SIOUX FALLS, S.D. (AP) — More prominent marketing campaigns, fear of potential tax penalties and an overall better understanding of the nation’s health care law drove thousands of South Dakota residents to sign up for private health insurance during the second enrollment period that ended Sunday, health insurers said, resulting in a 60 percent increase in signups from last year.

A federal report released by the U.S. Department of Health and Human Services this week shows that 21,183 South Dakotans selected a plan during the three-month enrollment season, that’s about 8,000 more signups compared to last year. The figure includes first-time enrollees and people who were re-enrolled.

Sunday was the nationwide deadline for the second sign-up period under President Barack Obama’s health care law, which offers subsidized private coverage to people without access to it on the job. The law requires that all Americans have insurance or face a tax penalty, with plans in South Dakota offered through a federal website known as marketplace.

“I’m cautiously optimistic that in our state in particular, which is a very conservative and pragmatic state, we have moved ourselves past the initial suspicion related to the marketplace and how it was going to work,” said Debra Muller, chief administrative officer for Avera Health Plans, which offered 11 individual plans and estimates to have signed up more than 10,000 people.

Muller said she believes the increase in enrollees was a result of a “good, old-fashioned neighbor talking to neighbor” about their experiences after obtaining insurance.

South Dakota residents shopping for a plan on the federal website had three insurers to choose from: Avera Health Plans, Sanford Health Plan and Dakotacare. Consumers could choose from an average of 38 health plans in their county, that’s six more plans compared to 2014.

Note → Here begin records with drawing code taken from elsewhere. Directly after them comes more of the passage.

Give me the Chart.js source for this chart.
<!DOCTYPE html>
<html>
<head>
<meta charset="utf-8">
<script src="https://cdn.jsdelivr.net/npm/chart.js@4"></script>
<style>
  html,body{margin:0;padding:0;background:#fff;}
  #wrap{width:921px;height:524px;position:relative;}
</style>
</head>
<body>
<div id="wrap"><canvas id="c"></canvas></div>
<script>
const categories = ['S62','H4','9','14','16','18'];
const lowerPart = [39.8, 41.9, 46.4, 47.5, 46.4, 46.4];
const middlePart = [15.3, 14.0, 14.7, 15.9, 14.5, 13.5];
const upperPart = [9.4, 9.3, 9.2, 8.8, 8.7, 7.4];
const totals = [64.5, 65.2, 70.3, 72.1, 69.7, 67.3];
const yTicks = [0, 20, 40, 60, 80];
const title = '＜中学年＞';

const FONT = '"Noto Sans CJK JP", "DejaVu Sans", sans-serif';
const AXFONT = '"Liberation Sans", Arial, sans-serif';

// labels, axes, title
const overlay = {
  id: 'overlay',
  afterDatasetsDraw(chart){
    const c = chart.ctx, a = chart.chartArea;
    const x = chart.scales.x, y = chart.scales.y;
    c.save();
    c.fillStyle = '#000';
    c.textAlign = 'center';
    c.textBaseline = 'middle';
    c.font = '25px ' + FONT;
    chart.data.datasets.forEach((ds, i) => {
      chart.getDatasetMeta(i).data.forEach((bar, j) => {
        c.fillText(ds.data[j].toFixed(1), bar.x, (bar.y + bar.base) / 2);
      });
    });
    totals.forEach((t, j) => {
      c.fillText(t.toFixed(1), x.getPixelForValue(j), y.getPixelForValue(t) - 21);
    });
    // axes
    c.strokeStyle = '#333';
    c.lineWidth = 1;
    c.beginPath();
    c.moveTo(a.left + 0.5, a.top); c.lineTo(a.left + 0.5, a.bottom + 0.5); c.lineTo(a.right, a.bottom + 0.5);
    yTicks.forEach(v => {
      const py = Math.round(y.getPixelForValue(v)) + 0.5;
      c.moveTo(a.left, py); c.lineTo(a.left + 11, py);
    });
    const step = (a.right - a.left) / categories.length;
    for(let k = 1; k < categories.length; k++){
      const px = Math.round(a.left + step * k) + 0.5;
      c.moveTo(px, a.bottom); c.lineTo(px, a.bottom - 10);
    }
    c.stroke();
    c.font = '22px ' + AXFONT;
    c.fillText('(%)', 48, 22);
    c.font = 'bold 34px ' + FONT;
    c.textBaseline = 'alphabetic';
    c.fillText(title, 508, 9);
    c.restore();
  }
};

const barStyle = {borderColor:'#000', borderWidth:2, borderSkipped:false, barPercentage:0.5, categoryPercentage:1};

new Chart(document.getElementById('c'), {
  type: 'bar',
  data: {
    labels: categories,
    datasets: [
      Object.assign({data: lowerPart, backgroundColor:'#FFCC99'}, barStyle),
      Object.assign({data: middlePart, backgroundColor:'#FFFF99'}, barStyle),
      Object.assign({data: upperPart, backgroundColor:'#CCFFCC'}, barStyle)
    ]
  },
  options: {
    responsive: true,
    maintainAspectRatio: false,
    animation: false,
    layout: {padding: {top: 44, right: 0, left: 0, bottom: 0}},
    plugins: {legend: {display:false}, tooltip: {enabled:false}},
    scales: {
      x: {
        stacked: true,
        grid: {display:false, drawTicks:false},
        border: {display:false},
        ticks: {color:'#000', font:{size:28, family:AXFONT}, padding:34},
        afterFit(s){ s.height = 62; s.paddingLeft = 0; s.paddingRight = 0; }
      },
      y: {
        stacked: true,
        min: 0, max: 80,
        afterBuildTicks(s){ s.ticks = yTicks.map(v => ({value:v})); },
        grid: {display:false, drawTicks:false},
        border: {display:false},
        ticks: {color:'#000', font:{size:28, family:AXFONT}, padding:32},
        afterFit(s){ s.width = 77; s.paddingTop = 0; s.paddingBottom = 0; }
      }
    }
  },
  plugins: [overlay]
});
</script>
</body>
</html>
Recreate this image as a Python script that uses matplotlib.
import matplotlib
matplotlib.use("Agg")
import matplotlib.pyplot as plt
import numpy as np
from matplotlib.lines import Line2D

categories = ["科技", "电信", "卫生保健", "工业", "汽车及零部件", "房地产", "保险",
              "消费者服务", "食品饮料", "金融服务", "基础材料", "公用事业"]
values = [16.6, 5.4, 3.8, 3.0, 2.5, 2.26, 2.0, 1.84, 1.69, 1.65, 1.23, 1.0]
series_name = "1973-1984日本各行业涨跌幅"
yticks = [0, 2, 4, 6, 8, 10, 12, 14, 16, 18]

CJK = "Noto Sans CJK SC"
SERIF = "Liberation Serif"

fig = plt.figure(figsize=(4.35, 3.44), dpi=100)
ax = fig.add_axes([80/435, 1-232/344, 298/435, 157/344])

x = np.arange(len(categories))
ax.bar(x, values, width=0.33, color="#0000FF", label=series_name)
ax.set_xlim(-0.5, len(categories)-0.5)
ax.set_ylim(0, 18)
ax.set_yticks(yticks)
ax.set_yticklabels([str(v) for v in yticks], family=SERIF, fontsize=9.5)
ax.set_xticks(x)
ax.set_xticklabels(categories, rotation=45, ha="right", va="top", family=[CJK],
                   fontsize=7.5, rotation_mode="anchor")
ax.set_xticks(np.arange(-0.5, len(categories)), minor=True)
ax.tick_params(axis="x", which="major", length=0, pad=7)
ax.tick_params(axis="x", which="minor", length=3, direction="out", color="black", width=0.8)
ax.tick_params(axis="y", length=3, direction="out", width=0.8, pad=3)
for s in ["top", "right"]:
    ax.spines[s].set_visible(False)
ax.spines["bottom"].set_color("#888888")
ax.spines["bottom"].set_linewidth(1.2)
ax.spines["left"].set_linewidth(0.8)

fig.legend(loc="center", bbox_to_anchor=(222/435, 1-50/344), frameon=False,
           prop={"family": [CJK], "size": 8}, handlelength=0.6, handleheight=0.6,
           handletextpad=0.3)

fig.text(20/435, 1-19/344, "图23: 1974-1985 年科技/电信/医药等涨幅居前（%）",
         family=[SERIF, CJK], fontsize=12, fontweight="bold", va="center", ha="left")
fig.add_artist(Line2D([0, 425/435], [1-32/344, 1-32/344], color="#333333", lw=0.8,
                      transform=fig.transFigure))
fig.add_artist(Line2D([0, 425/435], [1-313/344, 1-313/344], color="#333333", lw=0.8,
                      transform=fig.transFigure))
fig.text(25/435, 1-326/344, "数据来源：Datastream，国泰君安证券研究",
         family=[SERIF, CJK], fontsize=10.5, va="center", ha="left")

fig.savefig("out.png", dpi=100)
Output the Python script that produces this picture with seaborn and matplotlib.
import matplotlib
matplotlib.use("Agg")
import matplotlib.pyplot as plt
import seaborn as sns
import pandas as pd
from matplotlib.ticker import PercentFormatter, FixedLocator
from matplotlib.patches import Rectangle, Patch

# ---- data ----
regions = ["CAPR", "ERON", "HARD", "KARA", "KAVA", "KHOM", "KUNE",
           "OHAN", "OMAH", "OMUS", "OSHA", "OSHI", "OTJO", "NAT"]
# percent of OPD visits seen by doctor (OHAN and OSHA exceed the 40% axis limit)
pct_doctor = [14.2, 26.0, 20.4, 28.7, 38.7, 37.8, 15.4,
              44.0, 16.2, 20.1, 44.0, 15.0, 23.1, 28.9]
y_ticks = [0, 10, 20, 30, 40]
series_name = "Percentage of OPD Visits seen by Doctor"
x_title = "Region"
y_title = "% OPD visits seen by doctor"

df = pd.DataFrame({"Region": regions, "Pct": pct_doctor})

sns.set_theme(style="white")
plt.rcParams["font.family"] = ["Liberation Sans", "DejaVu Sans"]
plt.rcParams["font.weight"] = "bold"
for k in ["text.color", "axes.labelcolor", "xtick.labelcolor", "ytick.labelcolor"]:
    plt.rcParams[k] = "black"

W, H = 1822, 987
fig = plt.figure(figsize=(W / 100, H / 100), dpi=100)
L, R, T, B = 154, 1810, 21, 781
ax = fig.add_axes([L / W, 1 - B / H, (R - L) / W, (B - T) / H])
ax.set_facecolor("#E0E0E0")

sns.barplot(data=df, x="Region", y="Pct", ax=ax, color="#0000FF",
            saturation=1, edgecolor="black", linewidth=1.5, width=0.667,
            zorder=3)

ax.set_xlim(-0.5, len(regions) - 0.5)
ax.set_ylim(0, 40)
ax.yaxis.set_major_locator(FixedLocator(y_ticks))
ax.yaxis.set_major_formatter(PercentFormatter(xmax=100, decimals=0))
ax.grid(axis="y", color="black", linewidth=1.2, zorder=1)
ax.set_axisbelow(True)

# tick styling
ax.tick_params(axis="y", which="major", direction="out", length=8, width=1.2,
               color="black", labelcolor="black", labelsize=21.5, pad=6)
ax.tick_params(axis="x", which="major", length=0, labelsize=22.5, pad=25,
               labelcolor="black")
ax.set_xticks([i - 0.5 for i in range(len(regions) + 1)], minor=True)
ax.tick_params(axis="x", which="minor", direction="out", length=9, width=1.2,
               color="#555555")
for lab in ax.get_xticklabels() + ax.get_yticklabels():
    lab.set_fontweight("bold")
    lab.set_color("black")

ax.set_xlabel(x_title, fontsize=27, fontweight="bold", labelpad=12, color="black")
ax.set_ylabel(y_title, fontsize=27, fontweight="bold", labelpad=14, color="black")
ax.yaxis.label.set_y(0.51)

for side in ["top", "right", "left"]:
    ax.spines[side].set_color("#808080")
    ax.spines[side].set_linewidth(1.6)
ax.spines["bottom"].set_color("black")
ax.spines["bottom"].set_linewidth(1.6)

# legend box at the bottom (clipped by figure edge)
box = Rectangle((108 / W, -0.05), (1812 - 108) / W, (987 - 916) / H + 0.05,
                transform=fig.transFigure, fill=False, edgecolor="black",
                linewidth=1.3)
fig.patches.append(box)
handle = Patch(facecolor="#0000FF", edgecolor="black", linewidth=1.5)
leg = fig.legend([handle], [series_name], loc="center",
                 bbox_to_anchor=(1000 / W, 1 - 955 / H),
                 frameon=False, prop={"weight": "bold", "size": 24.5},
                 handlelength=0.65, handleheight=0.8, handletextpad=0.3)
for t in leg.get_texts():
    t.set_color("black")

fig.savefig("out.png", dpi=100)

The chief marketing officer for Dakotacare, Greg Jasmer, said the insurer this enrollment period had a more aggressive marketing campaign in hopes of encouraging people to sign up. He said it is likely that more people signed up because they understood better the financial help available. But, he added, the potential punishment for going against the law also influenced people.

“People having a better understanding of the penalties involved if they did not carry health insurance and those penalties increasing from 2014 to 2015 also played a role in the increase enrollment,” he said.

For 2014, the fine was the greater of $95 per person or 1 percent of household income above the threshold for filing taxes. That fine will be collected when taxpayers file their 2014 returns. But this year the fine will jump to the greater of 2 percent of income or $325.

About 88 percent of South Dakota consumers who signed up qualify for a federal subsidy that on average covers about $234 of their monthly premiums, according to the U.S. Department of Health and Human Services.

Enrollment figures could increase because the deadline has been extended to Sunday for people who faced computer glitches and long waits while trying to enroll over the phone last week. But they could also decrease if people do not pay their premiums.

Sanford Health Plan this enrollment season decided to contact by phone all marketplace enrollees to ensure that they fully understood the plan they selected. Lisa Carlson, the insurer’s director of planning and regulation, said enrollees were also reminded during those calls to pay their premiums if they hadn’t yet done so.

Carlson said the more functional , which was marred with glitches last year, made the enrollment process more consumer-friendly.

“I would give it a B+,” Carlson said of the overall enrollment season.